Mike,
As you have discovered the S.M.A.R.T. report of "
verified" doesn't mean much. I have had two failed drives that still passed the "
verified" test. In fact according to the Google Labs white paper,
Failure Trends in a Large Disk Drive Population, S.M.A.R.T. is a poor indicator of drive health. Primarily because it is left up to the manufacturer to determine the failure levels and they have a financial incentive to be overly optimistic. Additionally the "
verified" reading is based on a subset of the actual S.M.A.R.T. parameters. AFIK TechTool Pro is the only utility that reports
all the S.M.A.R.T. values
individually. In both of my cases, TTP showed a non-standard parameter that was out of tolerance while Disk Utility, Drive Genius, and OnyX reported
verified.
The aforementioned white paper indicates the best indicator of drive health is a surface scan, which can take several hours to accomplish on a large drive. If
new bad data blocks are found on a drive, that drive is 39 times more likely to fail within the next 60 days than a drive with no new bad data blocks.

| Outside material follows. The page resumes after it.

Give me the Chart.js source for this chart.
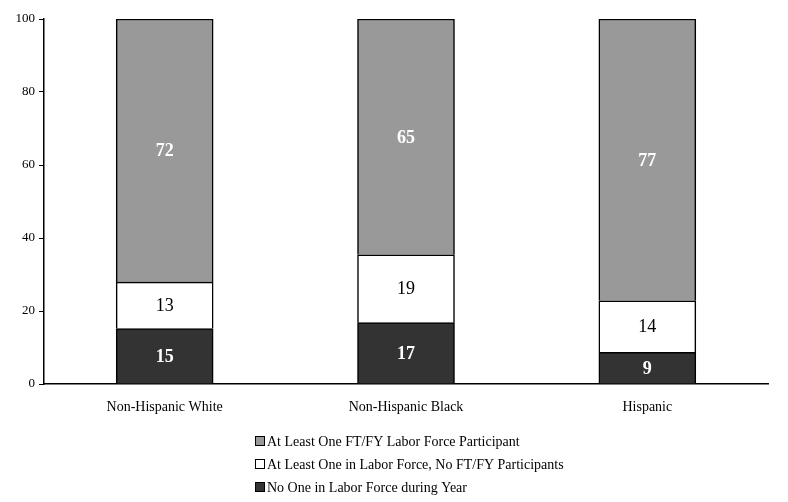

In any case your drive, as were mine, is toast regardless of whether or not the S.M.A.R.T. is
verified and must be replaced. I now make it a policy to run a full surface scan on any drive, before putting it into service and at least quarterly thereafter. It is a time consuming pain in the nether regions of the anatomy, but well worth the time and effort if it prevents data loss.